No doubt there’s more but we hope that should do for now. Playing the record is the only way to hear all of the qualities we discuss above, and playing the best pressings against a pile of other copies under rigorously controlled conditions is the only way to find a pressing that sounds as good as this one does.

Pop and Rock Shootouts

What are the sonic qualities by which a Pop or Rock record — any Pop or Rock record — should be judged?

Pretty much the ones we discuss in most of our Hot Stamper listings: energy, vocal presence, frequency extension (on both ends), transparency, spaciousness, harmonic textures (freedom from smear is key), rhythmic drive, tonal correctness, fullness, richness, three-dimensionality, and on and on down the list.

When we can get a number of these qualities to come together on the side we’re playing, we provisionally give it a ballpark Hot Stamper grade, a grade that is often revised during the shootout as we hear what the other copies are doing, both good and bad.

Once we’ve been through all the side ones, we play the best of the best against each other and arrive at a winner for that side.
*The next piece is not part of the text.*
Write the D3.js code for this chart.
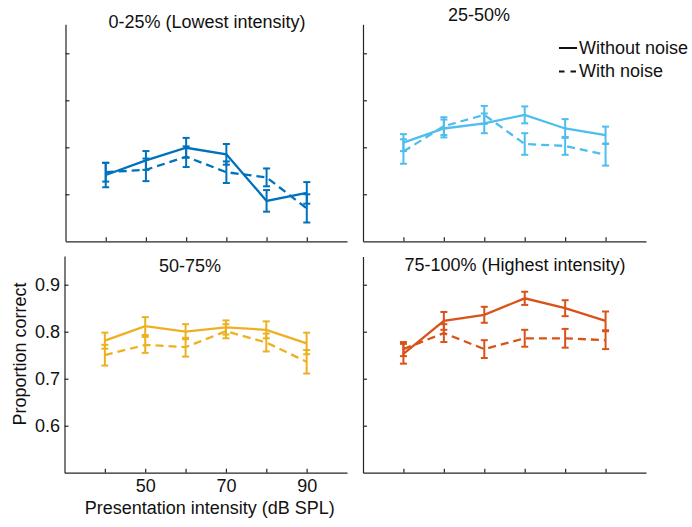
<!DOCTYPE html>
<html>
<head>
<meta charset="utf-8">
<script src="https://cdn.jsdelivr.net/npm/d3@7"></script>
<style>
  body { margin: 0; background: #fff; }
  text { font-family: "Liberation Sans", Arial, Helvetica, sans-serif; }
</style>
</head>
<body>
<svg id="chart" width="692" height="527"></svg>
<script>
// intensities (dB SPL) on the x axis
const intensities = [40, 50, 60, 70, 80, 90];
const xLabelTicks = [50, 70, 90];
const yTicks = [0.6, 0.7, 0.8, 0.9];

// quartile titles
const titles = ["0-25% (Lowest intensity)", "25-50%", "50-75%", "75-100% (Highest intensity)"];

// proportion correct, without noise / with noise, and error bars
const q1Without    = [0.641, 0.672, 0.699, 0.685, 0.586, 0.603];
const q1WithoutErr = [0.026, 0.020, 0.021, 0.022, 0.023, 0.023];
const q1With       = [0.647, 0.652, 0.680, 0.647, 0.636, 0.570];
const q1WithErr    = [0.020, 0.024, 0.022, 0.023, 0.019, 0.030];

const q2Without    = [0.710, 0.740, 0.751, 0.769, 0.740, 0.726];
const q2WithoutErr = [0.018, 0.019, 0.021, 0.018, 0.020, 0.018];
const q2With       = [0.691, 0.745, 0.769, 0.707, 0.703, 0.684];
const q2WithErr    = [0.026, 0.019, 0.019, 0.023, 0.019, 0.023];

const q3Without    = [0.781, 0.812, 0.800, 0.809, 0.804, 0.775];
const q3WithoutErr = [0.017, 0.019, 0.016, 0.015, 0.018, 0.023];
const q3With       = [0.750, 0.772, 0.767, 0.801, 0.777, 0.736];
const q3WithErr    = [0.022, 0.017, 0.020, 0.015, 0.019, 0.025];

const q4Without    = [0.753, 0.823, 0.836, 0.871, 0.850, 0.823];
const q4WithoutErr = [0.021, 0.019, 0.017, 0.014, 0.017, 0.020];
const q4With       = [0.763, 0.797, 0.763, 0.786, 0.786, 0.782];
const q4WithErr    = [0.015, 0.019, 0.019, 0.018, 0.020, 0.019];

const legendLabels = ["Without noise", "With noise"];

const colors = ["#0072BD", "#4DBEEE", "#EDB120", "#D95319"];
const axisColor = "#262626";
const fontSize = 18;

// panel layout (pixels)
const panels = [
  { left: 65.5, right: 347, top: 24.3, bottom: 241.3, titleX: 207, titleY: 28, labels: false,
    without: q1Without, withoutErr: q1WithoutErr, withN: q1With, withErr: q1WithErr },
  { left: 363, right: 646, top: 24.3, bottom: 241.3, titleX: 479, titleY: 20.5, labels: false, legend: true,
    without: q2Without, withoutErr: q2WithoutErr, withN: q2With, withErr: q2WithErr },
  { left: 64.5, right: 347, top: 256, bottom: 472.7, titleX: 190, titleY: 271.5, labels: true,
    without: q3Without, withoutErr: q3WithoutErr, withN: q3With, withErr: q3WithErr },
  { left: 363, right: 646, top: 256.5, bottom: 472.7, titleX: 515, titleY: 270.5, labels: false,
    without: q4Without, withoutErr: q4WithoutErr, withN: q4With, withErr: q4WithErr }
];

const svg = d3.select("#chart");

panels.forEach((p, i) => {
  let color = colors[i];
  let g = svg.append("g");

  let xScale = d3.scaleLinear().domain([30, 100]).range([p.left, p.right]);
  let yScale = d3.scaleLinear()
    .domain([0.5, 0.5 + (p.bottom - p.top) / 470])
    .range([p.bottom, p.top]);

  // axes, MATLAB style: ticks pointing in, no box
  let xAxis = d3.axisBottom(xScale)
    .tickValues(intensities)
    .tickSize(-4)
    .tickSizeOuter(0)
    .tickPadding(6.5)
    .tickFormat(d => p.labels && xLabelTicks.includes(d) ? d : "");

  let yAxis = d3.axisLeft(yScale)
    .tickValues(yTicks)
    .tickSize(-4)
    .tickSizeOuter(0)
    .tickPadding(4.5)
    .tickFormat(d => p.labels ? d3.format(".1f")(d) : "");

  let gx = g.append("g")
    .attr("transform", `translate(0,${p.bottom})`)
    .call(xAxis);
  let gy = g.append("g")
    .attr("transform", `translate(${p.left},0)`)
    .call(yAxis);

  [gx, gy].forEach(a => {
    a.attr("font-size", fontSize).attr("font-family", null);
    a.selectAll("path, line").attr("stroke", axisColor).attr("stroke-width", 1.2);
    a.selectAll("text").attr("fill", "#111");
  });

  // title
  g.append("text")
    .attr("x", p.titleX)
    .attr("y", p.titleY)
    .attr("text-anchor", "middle")
    .attr("font-size", fontSize)
    .attr("fill", "#111")
    .text(titles[i]);

  // series
  let series = [
    { values: p.without, errs: p.withoutErr, dash: null },
    { values: p.withN, errs: p.withErr, dash: "8,5" }
  ];

  let line = d3.line()
    .x(d => xScale(d.x))
    .y(d => yScale(d.v));

  series.forEach(s => {
    let pts = intensities.map((x, j) => ({ x: x, v: s.values[j], e: s.errs[j] }));

    // error bars
    let eb = g.append("g")
      .attr("stroke", color)
      .attr("stroke-width", 2);

    eb.selectAll(".bar")
      .data(pts)
      .enter()
      .append("line")
      .attr("x1", d => xScale(d.x))
      .attr("x2", d => xScale(d.x))
      .attr("y1", d => yScale(d.v - d.e))
      .attr("y2", d => yScale(d.v + d.e));

    eb.selectAll(".capTop")
      .data(pts)
      .enter()
      .append("line")
      .attr("x1", d => xScale(d.x) - 3.5)
      .attr("x2", d => xScale(d.x) + 3.5)
      .attr("y1", d => yScale(d.v + d.e))
      .attr("y2", d => yScale(d.v + d.e));

    eb.selectAll(".capBottom")
      .data(pts)
      .enter()
      .append("line")
      .attr("x1", d => xScale(d.x) - 3.5)
      .attr("x2", d => xScale(d.x) + 3.5)
      .attr("y1", d => yScale(d.v - d.e))
      .attr("y2", d => yScale(d.v - d.e));

    g.append("path")
      .datum(pts)
      .attr("d", line)
      .attr("fill", "none")
      .attr("stroke", color)
      .attr("stroke-width", 2.3)
      .attr("stroke-dasharray", s.dash);
  });

  // legend (no box)
  if (p.legend) {
    let lg = svg.append("g");
    let rows = [{ label: legendLabels[0], dash: null, y: 48 }, { label: legendLabels[1], dash: "5.5,6", y: 71.5 }];
    rows.forEach(r => {
      lg.append("line")
        .attr("x1", 559).attr("x2", 577)
        .attr("y1", r.y).attr("y2", r.y)
        .attr("stroke", "#111")
        .attr("stroke-width", 2)
        .attr("stroke-dasharray", r.dash);
      lg.append("text")
        .attr("x", 579)
        .attr("y", r.y + 5.5)
        .attr("font-size", fontSize)
        .attr("fill", "#111")
        .text(r.label);
    });
  }

  // axis labels on the bottom-left panel only
  if (p.labels) {
    svg.append("text")
      .attr("x", (p.left + p.right) / 2 + 4)
      .attr("y", 514)
      .attr("text-anchor", "middle")
      .attr("font-size", fontSize)
      .attr("fill", "#111")
      .text("Presentation intensity (dB SPL)");

    svg.append("text")
      .attr("transform", `translate(26,${354}) rotate(-90)`)
      .attr("text-anchor", "middle")
      .attr("font-size", fontSize)
      .attr("fill", "#111")
      .text("Proportion correct");
  }
});
</script>
</body>
</html>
Other copies from earlier in the shootout will frequently have their grades raised or lowered based on how they sounded compared to the eventual shootout winner. If we’re not sure about any pressing, perhaps because we played it early on in the shootout before we had learned what to listen for, we take the time to play it again.

Repeat the process for side two and the shootout is officially over. All that’s left is to see how the sides of each pressing match up.

It may not be rocket science, but it’s a science of a kind, one with strict protocols that we’ve developed over the course of many years to insure that the results we arrive at are as accurate as we can make them.

The result of all our work speaks for itself, on this very record in fact. We guarantee you have never heard this music sound better than it does on our Hot Stamper pressing — or your money back.

What We’re Listening For On Stop Making Sense

Less grit — smoother and sweeter sound, something that is not easy to come by on any Talking Heads album outside of Little Creatures.

A bigger presentation – more size, more space, more room for all the instruments and voices to occupy. The bigger the speakers you have to play this record the better.

More bass and tighter bass. This is fundamentally a pure rock record. It needs weight down low to rock the way the band wanted it to.

Present, breathy vocals. A veiled midrange is the rule, not the exception.

Good top-end extension to reproduce the harmonics of the instruments and details of the recording including the studio ambience.

Last but not least, balance. All the elements from top to bottom should be heard in harmony with each other. Take our word for it, assuming you haven’t played a pile of these yourself, balance is not that easy to find.

Our best copies will have it though, of that there is no doubt.

Not only is it hard to find great copies of this album, it ain’t easy to play ’em either. You’re going to need a hi-res, super low distortion front end with careful adjustment of your arm in every area — VTA, tracking weight, azimuth and anti-skate — in order to play this album properly. If you’ve got the goods you’re gonna love the way this copy sounds. Play it with a budget cart/table/arm and you’re likely to hear a great deal less magic than we did.

Side One

Psycho Killer
Swamp
Slippery People
Burning Down The House
Girlfriend Is Better

Side Two

Once In A Lifetime
What A Day That Was
Life During Wartime
Take Me To The Rive

Wikipedia Reviews

“A bona fide classic,” opined Neil Jeffries in a five-star review of the reissue for Empire, “a perfectly measured snapshot of a widely loved and respected band playing at the height of their powers … No other band could do this. No other music movie soundtrack sounds this good.”

“A timely reminder of the achievements of perhaps the most underrated band of the post-punk age,” concurred Q. “From its stripped-down intro … to the nine-piece finale, Stop Making Sense remains heady, stirring stuff.”